The statue will be paid for with public and private donations, Pagliuca said. The cost will depend on which design is chosen.

Menino said renovations to the plaza will coincide with the statue’s installation.

“Bill is very pleased with it. He’s been in Boston to look at several locations,’’ Menino said, citing the proposed site’s proximity to the Freedom Trail, Faneuil Hall, and other popular historic sites. “Thousands and thousands of young people travel it every year.’’

While presenting Russell with the Presidential Medal of Freedom in February, President Obama suggested Boston honor the legend with a statue.

“He endured insults and vandalism, but he kept on focusing on making the teammates who he loved better players, and made possible the success of so many who would follow,’’ Obama said. “I hope that one day, in the streets of Boston, children will look up at a statue built not only to Bill Russell the player, but Bill Russell the man.’’

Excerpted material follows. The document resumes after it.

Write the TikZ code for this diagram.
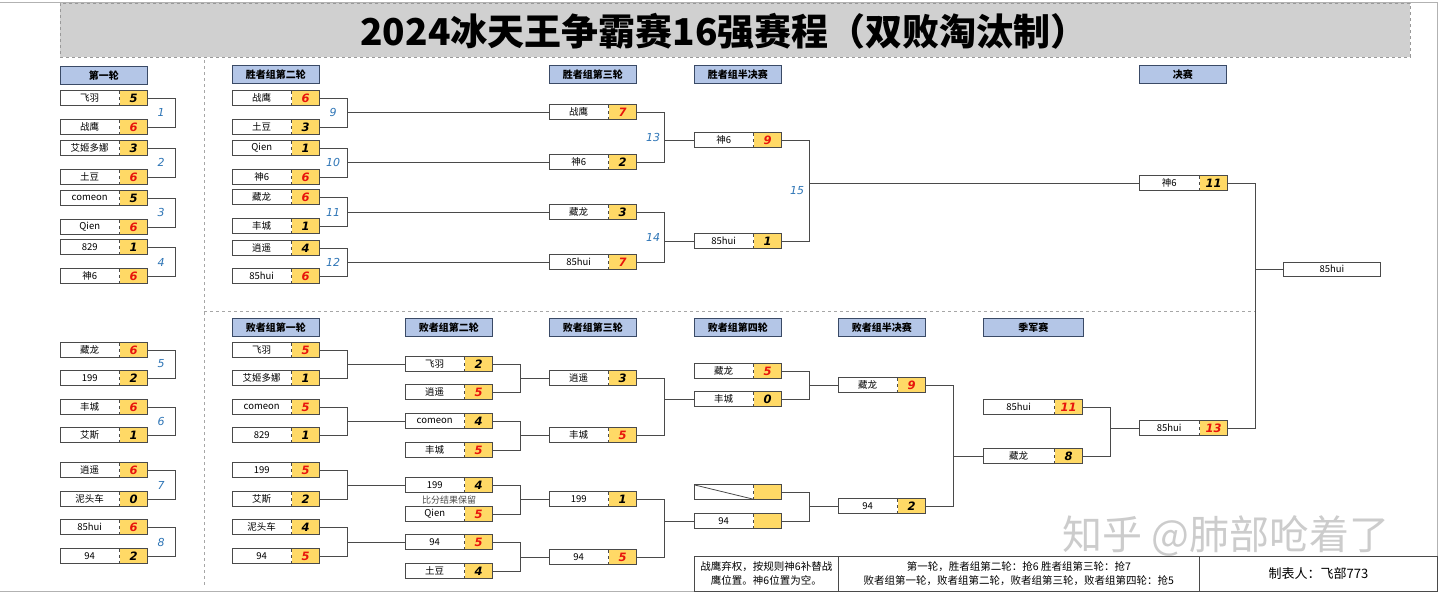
\documentclass[tikz,border=0pt]{standalone}
\usepackage{fontspec}
\setmainfont{Noto Sans CJK SC}
\newfontfamily\scorefont{DejaVu Sans}
\usepackage{xcolor}
\usepackage{tikz}
\usetikzlibrary{positioning}

\definecolor{hdrblue}{HTML}{B4C6E7}
\definecolor{hdrline}{HTML}{3A4A66}
\definecolor{scoreyel}{HTML}{FFD966}
\definecolor{scorered}{HTML}{E8140C}
\definecolor{numblue}{HTML}{2E75B6}
\definecolor{bandgray}{HTML}{D0D0D0}
\definecolor{cellgray}{HTML}{4A4A4A}

% one team slot: name cell + score cell
\newcommand{\teamslot}[6][59]{%
  \node[namecell,minimum width=#1,anchor=west] (#2) at (#3) {#4};
  \node[scorecell,anchor=west] (#2-s) at (#2.east) {\textcolor{#6}{#5}};
  \draw[cellline] (#2.north west) rectangle (#2-s.south east);
  \draw[celldiv] (#2-s.north west) -- (#2-s.south west);
}

\begin{document}
\begin{tikzpicture}[x=1pt,y=-1pt,
  namecell/.style={fill=white,inner sep=0pt,minimum height=14,
    font=\fontsize{9.5}{9.5}\selectfont},
  scorecell/.style={fill=scoreyel,inner sep=0pt,minimum height=14,minimum width=28,
    font=\scorefont\bfseries\itshape\fontsize{11.5}{11.5}\selectfont},
  cellline/.style={draw=cellgray,line width=0.8pt},
  celldiv/.style={draw=cellgray,dashed,line width=0.6pt},
  link/.style={draw=cellgray,line width=0.9pt},
  roundhdr/.style={draw=hdrline,fill=hdrblue,line width=0.8pt,inner sep=0pt,
    minimum width=87,minimum height=18,anchor=north west,
    font=\bfseries\fontsize{10}{10}\selectfont},
  matchno/.style={text=numblue,font=\scorefont\itshape\fontsize{11}{11}\selectfont},
  sepline/.style={draw=gray!70,dashed,line width=0.7pt},
  notebox/.style={draw=cellgray,line width=0.8pt,anchor=north west,inner sep=0pt,
    minimum height=35,align=center,font=\fontsize{10.5}{14}\selectfont}
]
\useasboundingbox (0,0) rectangle (1440,595);
\fill[white] (0,0) rectangle (1440,595);

% frame and title band
\draw[gray!60,line width=1pt] (0,2) -- (1437,2) -- (1437,591) -- (0,591);
\node[draw=gray!80,dashed,fill=bandgray,line width=0.7pt,minimum width=1350,
  minimum height=54,anchor=north west,inner sep=0pt] (band) at (60,3) {};
\node[font=\bfseries\fontsize{37}{37}\selectfont] (title) at (724,31)
  {2024冰天王争霸赛16强赛程（双败淘汰制）};

% separators
\draw[sepline] (204,60) -- (204,585);
\draw[sepline] (204,311) -- (1255,311);

% round headers
\node[roundhdr] (h1) at (60,66) {第一轮};
\node[roundhdr] (hw2) at (232,65) {胜者组第二轮};
\node[roundhdr] (hw3) at (549,65) {胜者组第三轮};
\node[roundhdr] (hwsf) at (694,65) {胜者组半决赛};
\node[roundhdr] (hf) at (1139,65) {决赛};
\node[roundhdr] (hl1) at (232,318) {败者组第一轮};
\node[roundhdr] (hl2) at (405,318) {败者组第二轮};
\node[roundhdr] (hl3) at (549,318) {败者组第三轮};
\node[roundhdr] (hl4) at (694,318) {败者组第四轮};
\node[roundhdr] (hlsf) at (838,318) {败者组半决赛};
\node[roundhdr,minimum width=100] (htp) at (983,318) {季军赛};

% first round
\teamslot{r1a}{60,98}{飞羽}{5}{black}
\teamslot{r1b}{60,127}{战鹰}{6}{scorered}
\teamslot{r1c}{60,148}{艾姬多娜}{3}{black}
\teamslot{r1d}{60,177}{土豆}{6}{scorered}
\teamslot{r1e}{60,198}{comeon}{5}{black}
\teamslot{r1f}{60,227}{Qien}{6}{scorered}
\teamslot{r1g}{60,247}{829}{1}{black}
\teamslot{r1h}{60,276}{神6}{6}{scorered}
\teamslot{r1i}{60,350}{藏龙}{6}{scorered}
\teamslot{r1j}{60,378}{199}{2}{black}
\teamslot{r1k}{60,407}{丰城}{6}{scorered}
\teamslot{r1l}{60,435}{艾斯}{1}{black}
\teamslot{r1m}{60,470}{逍遥}{6}{scorered}
\teamslot{r1n}{60,499}{泥头车}{0}{black}
\teamslot{r1o}{60,527}{85hui}{6}{scorered}
\teamslot{r1p}{60,556}{94}{2}{black}

% winners bracket
\teamslot{w2a}{232,98}{战鹰}{6}{scorered}
\teamslot{w2b}{232,127}{土豆}{3}{black}
\teamslot{w2c}{232,148}{Qien}{1}{black}
\teamslot{w2d}{232,177}{神6}{6}{scorered}
\teamslot{w2e}{232,197}{藏龙}{6}{scorered}
\teamslot{w2f}{232,226}{丰城}{1}{black}
\teamslot{w2g}{232,248}{逍遥}{4}{black}
\teamslot{w2h}{232,276}{85hui}{6}{scorered}
\teamslot{w3a}{549,112}{战鹰}{7}{scorered}
\teamslot{w3b}{549,162}{神6}{2}{black}
\teamslot{w3c}{549,212}{藏龙}{3}{black}
\teamslot{w3d}{549,262}{85hui}{7}{scorered}
\teamslot{wsfa}{694,140}{神6}{9}{scorered}
\teamslot{wsfb}{694,241}{85hui}{1}{black}
\teamslot[60]{fa}{1139,183}{神6}{11}{black}

% losers bracket
\teamslot{l1a}{232,350}{飞羽}{5}{scorered}
\teamslot{l1b}{232,378}{艾姬多娜}{1}{black}
\teamslot{l1c}{232,407}{comeon}{5}{scorered}
\teamslot{l1d}{232,435}{829}{1}{black}
\teamslot{l1e}{232,470}{199}{5}{scorered}
\teamslot{l1f}{232,499}{艾斯}{2}{black}
\teamslot{l1g}{232,527}{泥头车}{4}{black}
\teamslot{l1h}{232,556}{94}{5}{scorered}
\teamslot{l2a}{405,364}{飞羽}{2}{black}
\teamslot{l2b}{405,392}{逍遥}{5}{scorered}
\teamslot{l2c}{405,421}{comeon}{4}{black}
\teamslot{l2d}{405,450}{丰城}{5}{scorered}
\teamslot{l2e}{405,485}{199}{4}{black}
\teamslot{l2f}{405,514}{Qien}{5}{scorered}
\teamslot{l2g}{405,542}{94}{5}{scorered}
\teamslot{l2h}{405,571}{土豆}{4}{black}
\node[font=\fontsize{9}{9}\selectfont,text=cellgray] (keep) at (449,500) {比分结果保留};
\teamslot{l3a}{549,378}{逍遥}{3}{black}
\teamslot{l3b}{549,435}{丰城}{5}{scorered}
\teamslot{l3c}{549,499}{199}{1}{black}
\teamslot{l3d}{549,557}{94}{5}{scorered}
\teamslot{l4a}{694,371}{藏龙}{5}{scorered}
\teamslot{l4b}{694,399}{丰城}{0}{black}
\teamslot{l4c}{694,492}{}{}{black}
\draw[cellline] (l4c.north west) -- (l4c.south east);
\teamslot{l4d}{694,521}{94}{}{black}
\teamslot{lsfa}{838,385}{藏龙}{9}{scorered}
\teamslot{lsfb}{838,506}{94}{2}{black}
\teamslot[71]{tpa}{983,407}{85hui}{11}{scorered}
\teamslot[71]{tpb}{983,456}{藏龙}{8}{black}
\teamslot[60]{lf}{1139,428}{85hui}{13}{scorered}
\node[namecell,cellline,minimum width=97,anchor=west] (champ) at (1283,269) {85hui};

% first round brackets
\foreach \x/\y in {r1a/r1b,r1c/r1d,r1e/r1f,r1g/r1h,r1i/r1j,r1k/r1l,r1m/r1n,r1o/r1p}
  \draw[link] (\x-s.east) -- ++(28,0) |- (\y-s.east);

% brackets feeding the next round
\foreach \x/\y/\z in {w2a/w2b/w3a,w2c/w2d/w3b,w2e/w2f/w3c,w2g/w2h/w3d,
    w3a/w3b/wsfa,w3c/w3d/wsfb,wsfa/wsfb/fa,
    l1a/l1b/l2a,l1c/l1d/l2c,l1e/l1f/l2e,l1g/l1h/l2g,
    l2a/l2b/l3a,l2c/l2d/l3b,l2e/l2f/l3c,l2g/l2h/l3d,
    l3a/l3b/l4b,l3c/l3d/l4d,l4a/l4b/lsfa,l4c/l4d/lsfb,
    lsfa/lsfb/tpb,tpa/tpb/lf,fa/lf/champ}
  \draw[link] (\x-s.east) -- ++(28,0) coordinate (v) |- (\y-s.east) (v) |- (\z.west);

% match numbers
\foreach \n/\p in {1/{161,112},2/{161,162},3/{161,212},4/{161,262},
    5/{161,364},6/{161,421},7/{161,485},8/{161,542},
    9/{333,112},10/{333,162},11/{333,212},12/{333,262},
    13/{653,137},14/{653,237},15/{797,191}}
  \node[matchno] (m\n) at (\p) {\n};

% notes
\node[notebox,minimum width=144] (note1) at (694,556)
  {战鹰弃权，按规则神6补替战\\鹰位置。神6位置为空。};
\node[notebox,minimum width=361] (note2) at (838,556)
  {第一轮，胜者组第二轮：抢6 胜者组第三轮：抢7\\
   败者组第一轮，败者组第二轮，败者组第三轮，败者组第四轮：抢5};
\node[notebox,minimum width=238,font=\fontsize{13}{13}\selectfont] (note3) at (1199,556)
  {制表人：飞部773};

\node[text=gray!40,font=\fontsize{40}{40}\selectfont] (wm) at (1226,536)
  {知乎 @肺部呛着了};
\end{tikzpicture}
\end{document}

Russell was at the National Mall in Washington in 1963 for Dr. Martin Luther King’s “I Have A Dream’’ speech, and benched himself in protest after his black teammates were denied service during the heyday of the civil rights struggle. He became the NBA’s first black coach when he took over for Red Auerbach in 1966.

Sculptors Cunningham, Mendez, and Hirsch are charged with creating a monument that showcases Russell’s legacy as a player, but also a mentor and activist, Pagliuca said.

“The committee is asking the artist to design it so that people can sit, reflect, and think about the contributions Bill made,’’ Pagliuca said. “We want it to be interactive, not just a walk-by.’’

All other details will be left up to the artists, Pagliuca said. But he hopes a phrase often tied to Russell, speaking to the need to mentor children in one’s own community, could be showcased: “There are no other peoples’ children in the United States of America - that’s the next generation.’’

The announcement of the statue’s site is another episode in the once-rocky relationship between Russell and Boston. During his time with the Celtics, the West Monroe, La., native often complained about the city’s treatment of people of color and once called Boston a “flea market of racism’’ after vandals broke into his home and wrote racist slurs on the walls.

When the Celtics retired Russell’s No. 6 jersey in 1972, he did not go to the ceremony, nor did he show up in 1975 when he was inducted into the Basketball Hall of Fame in Springfield.

Recently, the Russell-Boston relationship has softened. In 1999 during a Celtics ceremony to commemorate the 30th anniversary of his retirement, a standing ovation brought him to tears.